Collected data:
— Start —

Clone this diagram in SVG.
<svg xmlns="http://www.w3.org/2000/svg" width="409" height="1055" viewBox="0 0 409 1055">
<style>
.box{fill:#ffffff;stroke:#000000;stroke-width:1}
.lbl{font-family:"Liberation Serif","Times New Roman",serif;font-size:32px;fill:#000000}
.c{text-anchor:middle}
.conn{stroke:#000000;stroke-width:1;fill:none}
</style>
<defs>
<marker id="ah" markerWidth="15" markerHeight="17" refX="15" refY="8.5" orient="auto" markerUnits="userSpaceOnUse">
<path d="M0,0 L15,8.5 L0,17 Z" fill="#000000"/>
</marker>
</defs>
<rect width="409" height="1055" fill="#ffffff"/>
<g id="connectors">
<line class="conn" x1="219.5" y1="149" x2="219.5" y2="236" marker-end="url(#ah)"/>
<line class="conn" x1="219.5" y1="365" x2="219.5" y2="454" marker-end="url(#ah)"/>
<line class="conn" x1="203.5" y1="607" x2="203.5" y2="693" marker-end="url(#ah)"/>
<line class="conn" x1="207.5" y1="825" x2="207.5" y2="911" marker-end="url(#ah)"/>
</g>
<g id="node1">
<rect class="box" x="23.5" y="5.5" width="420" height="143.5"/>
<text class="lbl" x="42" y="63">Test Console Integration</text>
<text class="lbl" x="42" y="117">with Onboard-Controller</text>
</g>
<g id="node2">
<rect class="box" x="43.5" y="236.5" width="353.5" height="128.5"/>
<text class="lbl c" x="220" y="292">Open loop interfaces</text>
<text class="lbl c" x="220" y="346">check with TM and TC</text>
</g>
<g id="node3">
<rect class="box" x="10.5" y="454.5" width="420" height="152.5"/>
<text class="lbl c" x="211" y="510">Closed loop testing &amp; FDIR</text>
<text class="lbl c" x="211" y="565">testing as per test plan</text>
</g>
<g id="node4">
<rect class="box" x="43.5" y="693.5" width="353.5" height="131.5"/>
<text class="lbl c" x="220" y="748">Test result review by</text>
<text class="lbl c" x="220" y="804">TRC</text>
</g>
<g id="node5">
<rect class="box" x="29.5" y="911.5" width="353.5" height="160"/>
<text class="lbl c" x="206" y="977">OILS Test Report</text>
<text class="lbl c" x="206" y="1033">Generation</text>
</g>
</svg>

— End —

What you need to do: Each line of the listing should be copied exactly.

Solution to the exercise:
Clone this diagram in SVG.
<svg xmlns="http://www.w3.org/2000/svg" width="409" height="1055" viewBox="0 0 409 1055">
<style>
.box{fill:#ffffff;stroke:#000000;stroke-width:1}
.lbl{font-family:"Liberation Serif","Times New Roman",serif;font-size:32px;fill:#000000}
.c{text-anchor:middle}
.conn{stroke:#000000;stroke-width:1;fill:none}
</style>
<defs>
<marker id="ah" markerWidth="15" markerHeight="17" refX="15" refY="8.5" orient="auto" markerUnits="userSpaceOnUse">
<path d="M0,0 L15,8.5 L0,17 Z" fill="#000000"/>
</marker>
</defs>
<rect width="409" height="1055" fill="#ffffff"/>
<g id="connectors">
<line class="conn" x1="219.5" y1="149" x2="219.5" y2="236" marker-end="url(#ah)"/>
<line class="conn" x1="219.5" y1="365" x2="219.5" y2="454" marker-end="url(#ah)"/>
<line class="conn" x1="203.5" y1="607" x2="203.5" y2="693" marker-end="url(#ah)"/>
<line class="conn" x1="207.5" y1="825" x2="207.5" y2="911" marker-end="url(#ah)"/>
</g>
<g id="node1">
<rect class="box" x="23.5" y="5.5" width="420" height="143.5"/>
<text class="lbl" x="42" y="63">Test Console Integration</text>
<text class="lbl" x="42" y="117">with Onboard-Controller</text>
</g>
<g id="node2">
<rect class="box" x="43.5" y="236.5" width="353.5" height="128.5"/>
<text class="lbl c" x="220" y="292">Open loop interfaces</text>
<text class="lbl c" x="220" y="346">check with TM and TC</text>
</g>
<g id="node3">
<rect class="box" x="10.5" y="454.5" width="420" height="152.5"/>
<text class="lbl c" x="211" y="510">Closed loop testing &amp; FDIR</text>
<text class="lbl c" x="211" y="565">testing as per test plan</text>
</g>
<g id="node4">
<rect class="box" x="43.5" y="693.5" width="353.5" height="131.5"/>
<text class="lbl c" x="220" y="748">Test result review by</text>
<text class="lbl c" x="220" y="804">TRC</text>
</g>
<g id="node5">
<rect class="box" x="29.5" y="911.5" width="353.5" height="160"/>
<text class="lbl c" x="206" y="977">OILS Test Report</text>
<text class="lbl c" x="206" y="1033">Generation</text>
</g>
</svg>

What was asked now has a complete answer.